Der Beklagte vertritt zur Begründung seines Antrags auf Zurückweisung der Revision die Ansicht, § 114 InsO erfasse Bezüge aus einem Dienstverhältnis. Dazu gehöre auch verschleiertes Arbeitseinkommen.


Der Senat hat mit Schreiben vom 5. Februar 2013 darauf hingewiesen, dass der Hilfsantrag den gesetzlichen Anforderungen an Form und Frist einer Anschlussberufung nicht genüge. Darauf hat die Klägerin mit Schriftsatz vom 20. Februar 2013 eine Erklärung der Treuhänderin vom 18. Februar 2013 vorgelegt, mit der sie sämtliche Ansprüche aus Arbeitseinkommen (§ 850h Abs. 2 ZPO) gegen den Beklagten bzw. die O GmbH für die Zeit ab dem 1. Juli 2010 und fortlaufend aus dem Massebeschlag freigibt. Die Klägerin vertritt die Auffassung, durch diese Erklärung sei der Pfändungs- und Überweisungsbeschluss jedenfalls wieder wirksam geworden, sodass dem Hauptantrag stattzugeben sei.
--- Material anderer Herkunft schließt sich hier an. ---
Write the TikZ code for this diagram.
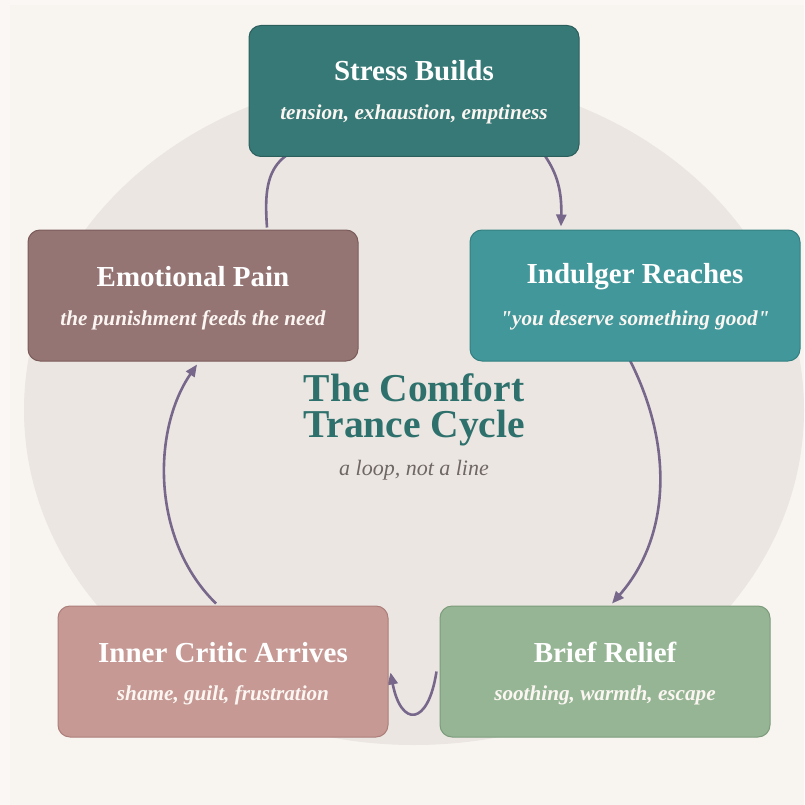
\documentclass[tikz,border=0pt]{standalone}
\usepackage{fontspec}
\setmainfont{Liberation Serif}
\usetikzlibrary{arrows.meta,calc}
\pgfdeclarelayer{bg}
\pgfdeclarelayer{arrowlayer}
\pgfsetlayers{bg,arrowlayer,main}
\definecolor{pageout}{HTML}{FAF7F4}
\definecolor{pagein}{HTML}{F8F4F0}
\definecolor{ellc}{HTML}{EBE6E2}
\definecolor{stressc}{HTML}{377976}
\definecolor{stressd}{HTML}{2B5F5D}
\definecolor{indulc}{HTML}{42979A}
\definecolor{induld}{HTML}{338082}
\definecolor{painc}{HTML}{957574}
\definecolor{paind}{HTML}{7B5C5B}
\definecolor{criticc}{HTML}{C69994}
\definecolor{criticd}{HTML}{AD7F7A}
\definecolor{reliefc}{HTML}{95B594}
\definecolor{reliefd}{HTML}{7C9C7B}
\definecolor{arrowc}{HTML}{76678B}
\definecolor{titlec}{HTML}{2E706C}
\definecolor{subc}{HTML}{6F6763}
\definecolor{boxsubc}{HTML}{FBF6F2}
\tikzset{
  boxst/.style={rounded corners=12pt, minimum width=330pt, minimum height=131pt, line width=1pt, inner sep=0pt},
  boxtitle/.style={text=white, font=\fontsize{29}{32}\selectfont\bfseries, inner sep=0pt, anchor=base},
  boxsub/.style={text=boxsubc, font=\fontsize{21.2}{25}\selectfont\bfseries\itshape, inner sep=0pt, anchor=base},
  bigtitle/.style={text=titlec, font=\fontsize{39.5}{37}\selectfont\bfseries, inner sep=0pt, anchor=base},
  flow/.style={draw=arrowc, line width=2.6pt, -{Triangle[length=12pt,width=10pt]}}
}
\begin{document}
\begin{tikzpicture}[x=1pt,y=-1pt]
\useasboundingbox (0,0) rectangle (804,805);
\begin{pgfonlayer}{bg}
\fill[pageout] (0,0) rectangle (804,805);
\fill[pagein] (10,5) rectangle (804,805);
\fill[ellc] (414,410) ellipse [x radius=390, y radius=335];
\end{pgfonlayer}

% boxes
\node[boxst, fill=stressc, draw=stressd] (stress) at (414,91) {};
\node[boxst, fill=indulc, draw=induld] (indulger) at (635,295.5) {};
\node[boxst, fill=painc, draw=paind] (pain) at (193,295.5) {};
\node[boxst, fill=criticc, draw=criticd] (critic) at (223,671.5) {};
\node[boxst, fill=reliefc, draw=reliefd] (relief) at (605,671.5) {};

% box texts (baselines)
\node[boxtitle] (stressT) at ($(stress.center)+(0,-10)$) {Stress Builds};
\node[boxsub] (stressS) at ($(stress.center)+(0,29)$) {tension, exhaustion, emptiness};
\node[boxtitle] (indulT) at ($(indulger.center)+(0,-12)$) {Indulger Reaches};
\node[boxsub] (indulS) at ($(indulger.center)+(0,29.5)$) {\textquotedbl you deserve something good\textquotedbl};
\node[boxtitle] (painT) at ($(pain.center)+(0,-9.5)$) {Emotional Pain};
\node[boxsub] (painS) at ($(pain.center)+(0,29.5)$) {the punishment feeds the need};
\node[boxtitle] (criticT) at ($(critic.center)+(0,-9.5)$) {Inner Critic Arrives};
\node[boxsub] (criticS) at ($(critic.center)+(0,29)$) {shame, guilt, frustration};
\node[boxtitle] (reliefT) at ($(relief.center)+(0,-9.5)$) {Brief Relief};
\node[boxsub] (reliefS) at ($(relief.center)+(0,29)$) {soothing, warmth, escape};

% centre title
\node[bigtitle] (title1) at (414,401) {The Comfort};
\node[bigtitle] (title2) at (414,437) {Trance Cycle};
\node[text=subc, font=\fontsize{22}{26}\selectfont\itshape, inner sep=0pt, anchor=base] (subtitle) at (414,475) {a loop, not a line};

% connectors
\begin{pgfonlayer}{arrowlayer}
\coordinate (a1s) at ($(stress.south)+(129,-4)$);
\coordinate (a1e) at ($(indulger.north)+(-74,-3)$);
\draw[flow] (a1s) .. controls ($(a1s)+(12,17)$) and ($(a1e)+(1,-40)$) .. (a1e);

\coordinate (a2s) at ($(indulger.south)+(-6,-3)$);
\coordinate (a2e) at ($(relief.north)+(7,-2)$);
\draw[flow] (a2s) .. controls (676,450) and (668,540) .. (a2e);

\coordinate (a3s) at ($(relief.west)+(-3,0)$);
\coordinate (a3e) at ($(critic.east)+(2,1)$);
\draw[flow] (a3s) .. controls (428,727) and (401,727) .. (a3e);

\coordinate (a4s) at ($(critic.north)+(-7,-2)$);
\coordinate (a4e) at ($(pain.south)+(4,3)$);
\draw[flow] (a4s) .. controls (151,540) and (152,430) .. (a4e);

\coordinate (a5s) at ($(pain.north)+(74,-2)$);
\coordinate (a5e) at ($(stress.south)+(-80,-15)$);
\draw[flow] (a5s) .. controls (264,185) and (266,150) .. (a5e);
\end{pgfonlayer}
\end{tikzpicture}
\end{document}
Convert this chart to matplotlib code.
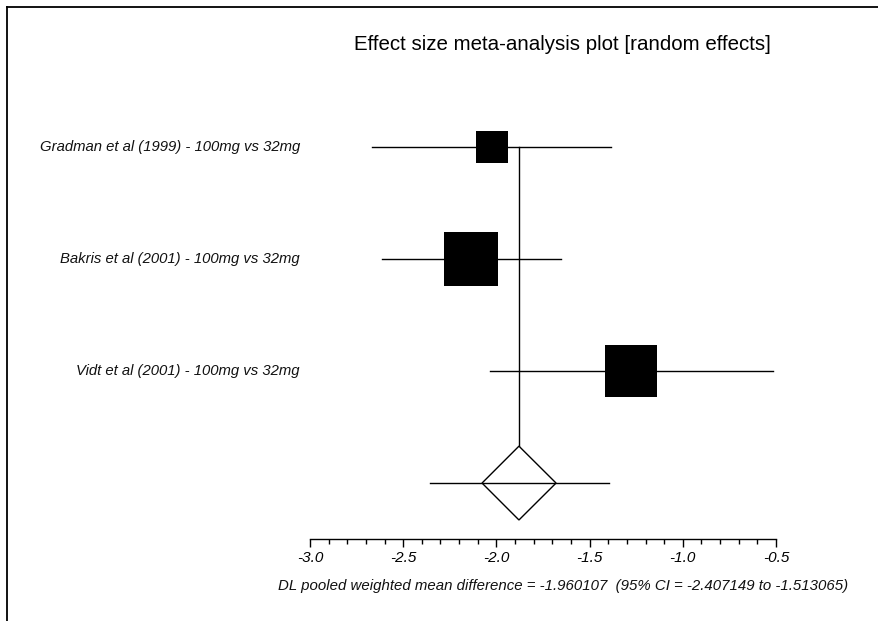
import matplotlib
matplotlib.use("Agg")
import matplotlib.pyplot as plt
import numpy as np
from matplotlib.patches import Polygon
from matplotlib.lines import Line2D
from matplotlib.ticker import MultipleLocator, FormatStrFormatter

plt.rcParams['font.family'] = ['Liberation Sans', 'DejaVu Sans']

studies = ["Gradman et al (1999) - 100mg vs 32mg",
           "Bakris et al (2001) - 100mg vs 32mg",
           "Vidt et al (2001) - 100mg vs 32mg"]
effect = [-2.026, -2.134, -1.278]
ci_low = [-2.667, -2.614, -2.034]
ci_high = [-1.385, -1.653, -0.518]
weights = [14.4, 45.2, 40.4]

pooled = -1.879
pooled_diamond = (-2.077, -1.680)
pooled_line = (-2.356, -1.396)

title = "Effect size meta-analysis plot [random effects]"
footer = "DL pooled weighted mean difference = -1.960107  (95% CI = -2.407149 to -1.513065)"

W, H = 879, 621
fig = plt.figure(figsize=(W / 100, H / 100), dpi=100)
ax = fig.add_axes([310 / W, 1 - 539 / H, 466 / W, (539 - 91.5) / H])
ax.set_xlim(-3.0, -0.5)
ax.set_ylim(3.5, -0.5)

lw = 1.0
rows = np.arange(len(studies))
for i in rows:
    ax.plot([ci_low[i], ci_high[i]], [i, i], color='black', lw=lw, clip_on=False, zorder=2)
    ax.plot([effect[i]], [i], marker='s', color='black', ms=5.89 * np.sqrt(weights[i]),
            mew=0, clip_on=False, zorder=3, linestyle='none')
    ax.text(-3.0 - 10 / 186.4, i, studies[i], ha='right', va='center', fontsize=10.7,
            style='italic', color='#111111')

pr = len(studies)
h = 0.33
# vertical pooled line
ax.plot([pooled, pooled], [0, pr - h], color='black', lw=lw, clip_on=False, zorder=1)
dia = Polygon([(pooled_diamond[0], pr), (pooled, pr - h), (pooled_diamond[1], pr), (pooled, pr + h)],
              closed=True, facecolor='white', edgecolor='black', lw=lw, zorder=2, clip_on=False)
ax.add_patch(dia)
ax.plot(list(pooled_line), [pr, pr], color='black', lw=lw, clip_on=False, zorder=3)

for s in ['left', 'right', 'top']:
    ax.spines[s].set_visible(False)
ax.spines['bottom'].set_linewidth(1.0)
ax.set_yticks([])
ax.xaxis.set_major_locator(MultipleLocator(0.5))
ax.xaxis.set_minor_locator(MultipleLocator(0.1))
ax.xaxis.set_major_formatter(FormatStrFormatter('%.1f'))
ax.tick_params(axis='x', which='major', direction='out', length=6, width=1.0, pad=3,
               labelsize=11)
ax.tick_params(axis='x', which='minor', direction='out', length=3.5, width=1.0)
for lab in ax.get_xticklabels():
    lab.set_style('italic')
ax.patch.set_visible(False)

fig.text(562 / W, 1 - 45 / H, title, ha='center', va='center', fontsize=14.8)
fig.text(563 / W, 1 - 586 / H, footer, ha='center', va='center', fontsize=10.8,
         style='italic', color='#111111')

# outer frame (left and top edges)
fig.add_artist(Line2D([7 / W, 7 / W], [0, 1 - 7 / H], transform=fig.transFigure,
                      color='black', lw=1.3))
fig.add_artist(Line2D([7 / W, 1], [1 - 7 / H, 1 - 7 / H], transform=fig.transFigure,
                      color='black', lw=1.3))

fig.savefig("out.png", dpi=100)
Der Beklagte hat insoweit darauf hingewiesen, die Klägerin habe sich verpflichtet, sämtliche Ansprüche, die sie vom Beklagten für die Zeit ab dem 1. Juli 2010 beitreiben könne, an die Treuhänderin abzuführen. Dies hat der Prozessbevollmächtigte der Klägerin im Termin zur mündlichen Verhandlung vor dem Senat am 21. Februar 2013 unstreitig gestellt. Die Klägerin sei allerdings berechtigt, vorab die ihr entstandenen Kosten abzusetzen.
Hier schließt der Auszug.